--- BEGIN ---
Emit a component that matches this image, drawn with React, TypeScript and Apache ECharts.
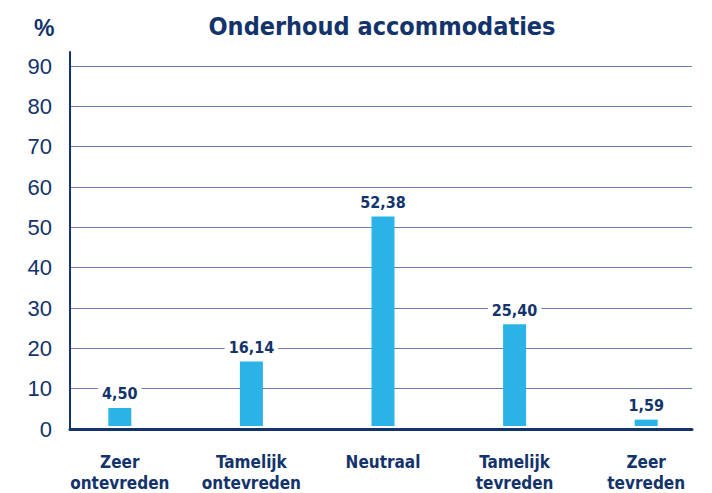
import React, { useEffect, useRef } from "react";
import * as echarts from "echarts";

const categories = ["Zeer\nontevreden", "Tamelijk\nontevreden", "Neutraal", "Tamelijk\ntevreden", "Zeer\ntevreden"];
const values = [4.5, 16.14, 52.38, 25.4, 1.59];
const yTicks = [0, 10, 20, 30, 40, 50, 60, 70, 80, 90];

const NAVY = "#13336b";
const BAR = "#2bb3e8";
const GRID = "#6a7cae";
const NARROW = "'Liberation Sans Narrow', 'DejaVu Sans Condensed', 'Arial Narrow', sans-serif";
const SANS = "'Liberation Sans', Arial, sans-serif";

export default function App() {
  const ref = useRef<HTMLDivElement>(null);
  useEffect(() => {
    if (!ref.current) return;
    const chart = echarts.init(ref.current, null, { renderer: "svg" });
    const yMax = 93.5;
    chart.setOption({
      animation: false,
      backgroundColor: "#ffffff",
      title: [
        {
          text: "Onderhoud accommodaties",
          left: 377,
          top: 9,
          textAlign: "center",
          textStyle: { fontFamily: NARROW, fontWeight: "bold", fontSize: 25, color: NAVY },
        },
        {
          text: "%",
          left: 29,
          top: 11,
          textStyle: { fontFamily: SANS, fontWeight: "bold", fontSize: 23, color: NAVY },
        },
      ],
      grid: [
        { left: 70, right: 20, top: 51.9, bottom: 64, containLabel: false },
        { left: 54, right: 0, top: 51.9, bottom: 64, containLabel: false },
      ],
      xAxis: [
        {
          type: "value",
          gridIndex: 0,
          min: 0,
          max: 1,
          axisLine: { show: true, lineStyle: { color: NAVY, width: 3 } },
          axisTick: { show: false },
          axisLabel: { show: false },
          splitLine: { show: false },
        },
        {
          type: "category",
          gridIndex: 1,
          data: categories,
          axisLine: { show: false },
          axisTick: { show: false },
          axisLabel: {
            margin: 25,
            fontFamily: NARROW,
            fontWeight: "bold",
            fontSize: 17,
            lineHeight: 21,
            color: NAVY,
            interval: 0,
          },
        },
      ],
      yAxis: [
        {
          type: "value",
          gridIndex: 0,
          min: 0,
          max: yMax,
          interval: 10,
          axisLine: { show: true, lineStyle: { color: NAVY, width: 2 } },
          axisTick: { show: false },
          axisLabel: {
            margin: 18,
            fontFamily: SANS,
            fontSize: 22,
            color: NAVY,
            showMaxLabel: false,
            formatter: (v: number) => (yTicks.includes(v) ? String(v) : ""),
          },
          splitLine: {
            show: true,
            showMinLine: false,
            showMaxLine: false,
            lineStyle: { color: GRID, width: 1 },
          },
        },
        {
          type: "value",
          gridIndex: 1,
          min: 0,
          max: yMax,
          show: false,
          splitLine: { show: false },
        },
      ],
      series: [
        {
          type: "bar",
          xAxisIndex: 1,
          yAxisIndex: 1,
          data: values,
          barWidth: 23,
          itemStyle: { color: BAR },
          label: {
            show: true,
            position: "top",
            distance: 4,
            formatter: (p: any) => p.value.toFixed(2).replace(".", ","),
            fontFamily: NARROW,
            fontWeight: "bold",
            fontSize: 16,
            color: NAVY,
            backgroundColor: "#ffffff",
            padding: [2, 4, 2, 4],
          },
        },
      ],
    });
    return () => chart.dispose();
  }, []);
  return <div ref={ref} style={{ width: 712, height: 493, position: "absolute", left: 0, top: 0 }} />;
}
--- END ---
--- BEGIN ---
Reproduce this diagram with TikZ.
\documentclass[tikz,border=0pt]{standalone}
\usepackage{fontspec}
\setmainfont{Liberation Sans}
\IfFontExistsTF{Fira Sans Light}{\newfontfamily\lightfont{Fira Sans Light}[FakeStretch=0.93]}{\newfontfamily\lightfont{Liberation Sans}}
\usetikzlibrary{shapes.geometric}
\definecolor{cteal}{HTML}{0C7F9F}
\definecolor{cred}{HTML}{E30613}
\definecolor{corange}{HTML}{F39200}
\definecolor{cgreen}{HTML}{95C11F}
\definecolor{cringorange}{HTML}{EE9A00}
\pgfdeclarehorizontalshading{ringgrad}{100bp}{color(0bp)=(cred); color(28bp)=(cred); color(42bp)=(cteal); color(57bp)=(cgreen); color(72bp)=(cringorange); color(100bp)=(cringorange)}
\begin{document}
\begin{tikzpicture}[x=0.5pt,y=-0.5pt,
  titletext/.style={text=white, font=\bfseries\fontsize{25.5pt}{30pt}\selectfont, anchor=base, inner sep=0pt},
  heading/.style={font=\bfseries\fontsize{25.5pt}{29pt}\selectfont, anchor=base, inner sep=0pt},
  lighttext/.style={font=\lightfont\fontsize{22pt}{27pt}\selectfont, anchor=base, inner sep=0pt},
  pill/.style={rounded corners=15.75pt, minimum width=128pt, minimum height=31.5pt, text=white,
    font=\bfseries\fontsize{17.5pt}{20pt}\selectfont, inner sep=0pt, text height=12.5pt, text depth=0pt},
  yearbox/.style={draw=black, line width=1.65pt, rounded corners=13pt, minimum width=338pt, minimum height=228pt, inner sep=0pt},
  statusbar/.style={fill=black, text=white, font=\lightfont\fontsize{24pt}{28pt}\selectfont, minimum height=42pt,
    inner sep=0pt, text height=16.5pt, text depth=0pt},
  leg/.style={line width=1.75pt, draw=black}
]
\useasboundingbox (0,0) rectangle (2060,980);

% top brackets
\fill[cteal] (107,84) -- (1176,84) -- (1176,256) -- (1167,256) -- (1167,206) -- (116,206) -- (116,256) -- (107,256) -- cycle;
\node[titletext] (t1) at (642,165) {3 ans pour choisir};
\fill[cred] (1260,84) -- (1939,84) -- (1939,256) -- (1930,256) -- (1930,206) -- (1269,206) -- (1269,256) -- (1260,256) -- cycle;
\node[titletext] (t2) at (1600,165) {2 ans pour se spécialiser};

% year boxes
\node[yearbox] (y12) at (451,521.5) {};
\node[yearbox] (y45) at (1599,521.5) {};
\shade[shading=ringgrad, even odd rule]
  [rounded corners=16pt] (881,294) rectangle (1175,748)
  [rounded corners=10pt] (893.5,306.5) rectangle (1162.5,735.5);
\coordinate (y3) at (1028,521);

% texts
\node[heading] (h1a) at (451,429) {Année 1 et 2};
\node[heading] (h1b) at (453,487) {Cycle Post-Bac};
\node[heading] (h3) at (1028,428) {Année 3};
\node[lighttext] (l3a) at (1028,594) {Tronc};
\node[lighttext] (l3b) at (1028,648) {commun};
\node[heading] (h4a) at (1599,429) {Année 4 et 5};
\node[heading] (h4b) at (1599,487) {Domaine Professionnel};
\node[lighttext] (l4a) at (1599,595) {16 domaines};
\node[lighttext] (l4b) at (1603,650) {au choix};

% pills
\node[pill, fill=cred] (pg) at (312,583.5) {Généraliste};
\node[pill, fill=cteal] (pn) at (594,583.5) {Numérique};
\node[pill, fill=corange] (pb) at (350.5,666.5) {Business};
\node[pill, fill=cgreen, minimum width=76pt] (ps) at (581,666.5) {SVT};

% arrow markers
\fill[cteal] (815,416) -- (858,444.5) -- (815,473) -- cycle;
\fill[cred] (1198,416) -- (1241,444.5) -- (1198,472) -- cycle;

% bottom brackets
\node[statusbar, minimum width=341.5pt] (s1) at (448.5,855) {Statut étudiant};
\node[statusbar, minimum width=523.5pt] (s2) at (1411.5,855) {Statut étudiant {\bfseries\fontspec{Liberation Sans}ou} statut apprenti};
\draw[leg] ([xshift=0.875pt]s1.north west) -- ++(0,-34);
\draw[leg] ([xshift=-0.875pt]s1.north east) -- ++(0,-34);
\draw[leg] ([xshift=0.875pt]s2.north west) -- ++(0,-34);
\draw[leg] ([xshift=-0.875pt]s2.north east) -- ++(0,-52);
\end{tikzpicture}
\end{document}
--- END ---
Exercise objective
Copy out the lines that hold "this".

Worked solution
Emit a component that matches this image, drawn with React, TypeScript and Apache ECharts.
Reproduce this diagram with TikZ.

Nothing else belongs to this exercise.